The Good, The Bad and The Critic

Established on March 19th, 2012 and pioneered by film fanatic Michael J. Carlisle. The Good, The Bad and The Critic will analyze classic and contemporary films from all corners of the globe. This title references Sergei Leone's influential spaghetti western The Good, The Bad and the Ugly.

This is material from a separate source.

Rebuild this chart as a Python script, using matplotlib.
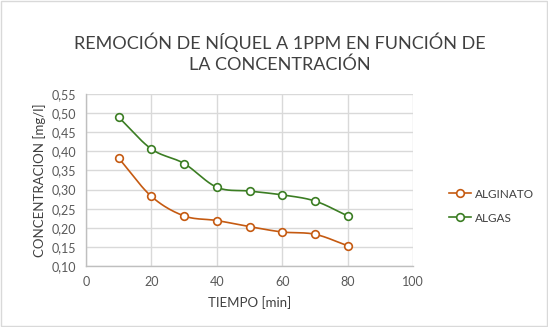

Saturday, February 11, 2017

Oldboy (2003) Review- By Michael J. Carlisle

Title: Oldboy
Year: 2003
Director: Park Chan-wook
Country: South Korea
Language: Korean

Second in his thematic “Vengeance Trilogy” after Sympathy for Mr. Vengeance (2002) and before Lady Vengeance (2005), South Korean filmmaker Park Chan-wook’s Oldboy (2003) is quite a visceral picture that is simultaneously engaging and repulsive. Based on the Japanese manga Old Boy, by writer Garon Tsuchiya and illustrator Nobuaki Minegishi, Park’s script uses the source merely as a springboard into a more complex and violent world.

After being kidnapped and imprisoned for fifteen years, Oh Dae-Su (Min-Sik Choi) is released, only to find that he must find his captor in five days.

 Oldboy uses such gut imagery to create symbols, assigning ultra-violence, sexual perversity, and sadomasochistic torture metaphoric reasoning that ripens the twisting narrative into a stark emotional confrontation. Shrouded by cryptic allusions and uncertain causalities, Park’s cinematic atmosphere contains a dreamlike quality best described as Kafkaesque. Indeed the film-maker would cite Kafka as a source of inspiration, although I'd say he's less into allegories and engages his audience on a raw emotional level. 

On the surface, Park’s variety of violent savagery push the boundaries of censorship, but when studied one will see the genius of his editing. Park avoids glorifying the content and implies violence by cleverly cutting around the acts. Constructing a thriller that avoids a predictable outcome is quite remarkable. Park uses color saturations, intentional grain, bright colors, and wild formal manipulation to match the primal nature of the story. 

Oldboy broods on the self-deprecating vanity of revenge, and presents the most terrible case of the three against the futility of vengeance. It's unfortunately often dismissed as exploitation, and although I'll agree that at times its hard to watch, it's a pretty smart well-made film that pushes buttons when it comes to social commentary.